This course is designed to introduce you to emergency medicine and all the unique opportunities and challenges associated with this specialty. This will be accomplished through formal lectures, case presentations, and by primary patient care. The best way to learn about emergency medicine is to immerse yourself in the care of emergency department patients. As a sub-intern, you will be expected to evaluate patients and address their presenting complaints, initiate workups, and provide definitive therapies. Often the most critically ill patients are managed using the “team approach” which often involves EMT’s, nurses, physicians, and students. We would encourage you to observe and participate in this unique aspect of patient care. How much you learn, see, and do depends entirely on your effort and interest.

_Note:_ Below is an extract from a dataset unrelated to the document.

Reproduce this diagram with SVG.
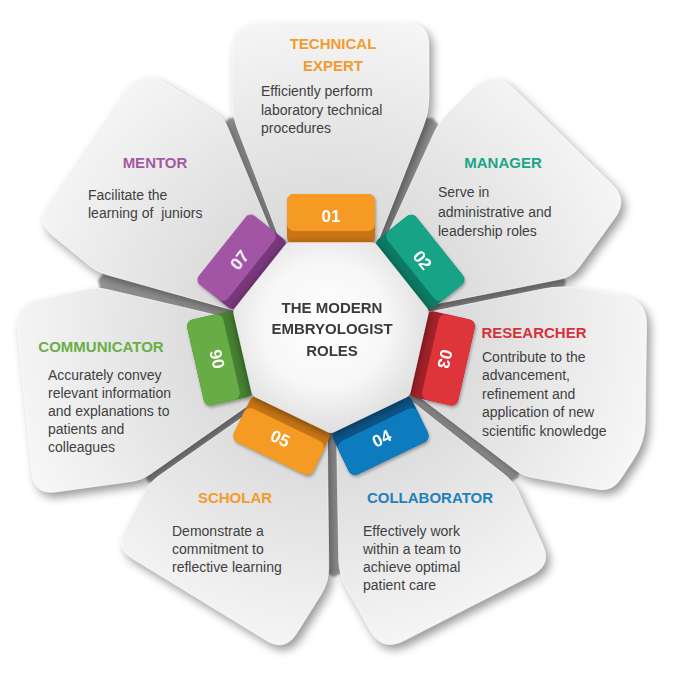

Although the overall focus of this rotation is clinical patient care, the Department of Emergency Medicine at Penn offers substantially more than just a clinical exposure to emergency medicine. The faculty that you will be working with are leaders in the country in the many subspecialties within emergency medicine. Subspecialty areas within emergency medicine including toxicology, ultrasound, pediatric emergency medicine, hyperbaric medicine, emergency medical services, and travel and occupational medicine are well represented. Penn’s emergency department is a national leader (often first) in research funding and is home to the Center for Resuscitation Science, a large clinical research enterprise, and the Center for Emergency Care Policy and Research – the health services research arm of the department. There are many fellows who serve as attending physicians, in addition to the faculty members. Keep your eyes and ears open while working clinically, and ask your attendings about what it is that they are passionate about — no matter how early or late in their training, there is a reason they have gravitated to Penn Medicine.